In the given exercise, the center is specified as \((3, -5)\). To understand this, imagine a point at \(x=3\) on the horizontal axis and \(y=-5\) on the vertical axis. This point serves as the circle's center. Next, consider the radius. It determines how large the circle is by specifying the distance from this center to any point on the circle itself. This radius is not given directly in the exercise, so you will need to calculate it using other information provided.

The distance formula is a fundamental tool in geometry to determine how far apart two points are in the Cartesian coordinate system. This is particularly important for circles where you often need to find the radius when only given two points: the center \((h, k)\) and any point \((x_1, y_1)\) on the circle.

The distance formula is expressed as:

• \( d = \sqrt{(x_2 - x_1)^2 + (y_2 - y_1)^2} \)

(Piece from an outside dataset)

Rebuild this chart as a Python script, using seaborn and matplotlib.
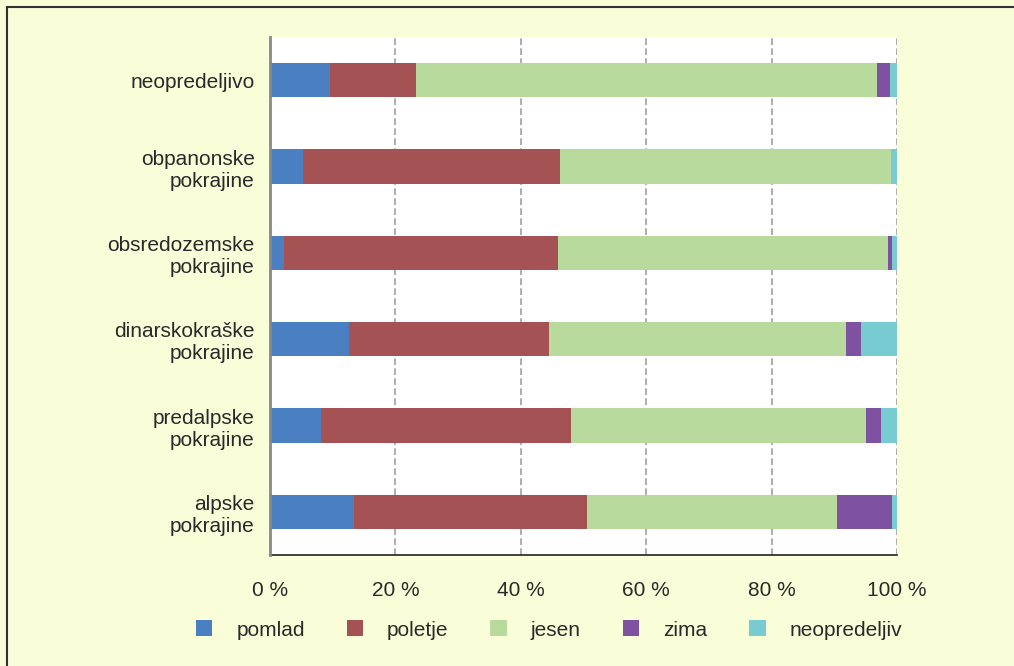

This formula essentially applies the Pythagorean theorem to find the diagonal distance between two points.

In this exercise, the center of the circle is \((3, -5)\) and the point on the circle is \((4, 2)\). Plug in these values into the distance formula:

• \( r = \sqrt{(4-3)^2 + (2 + 5)^2} \)

Calculate each part:

• \((4-3)^2 = 1^2 = 1\)
• \((2 + 5)^2 = 7^2 = 49\)

So, \( r = \sqrt{1 + 49} = \sqrt{50} = 5\sqrt{2} \). This calculated value is the radius of the circle.

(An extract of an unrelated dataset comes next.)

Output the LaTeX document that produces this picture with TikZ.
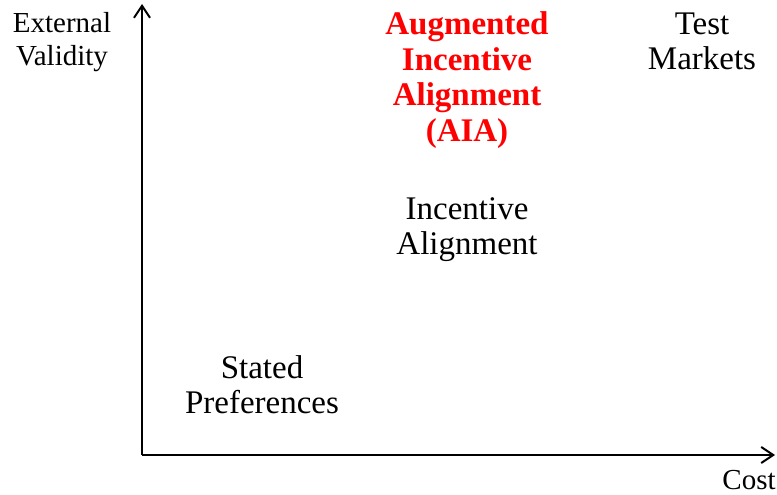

The standard form of a circle's equation is a neat, compact way to express all the essential information about a circle on a coordinate plane. It allows you to easily identify the center and calculate the radius.

The standard form is given by:

• \((x-h)^2 + (y-k)^2 = r^2 \)

Here, \((h, k)\) represent the center of the circle, while \(r\) is the radius. Every term in this equation has its role in describing the circle.

In the specific problem, the center is \((3, -5)\) and the radius has been calculated as \(5\sqrt{2}\). Substitute these values:

• \((x-3)^2 + (y+5)^2 = (5\sqrt{2})^2 \)

Simplify the right side using the properties of exponents:

• \((5\sqrt{2})^2=25 \times 2=50\)

Thus, the standard equation of the circle becomes:

• \((x-3)^2 + (y+5)^2 = 50 \)

This equation beautifully captures the circle's geometry in a mere math sentence!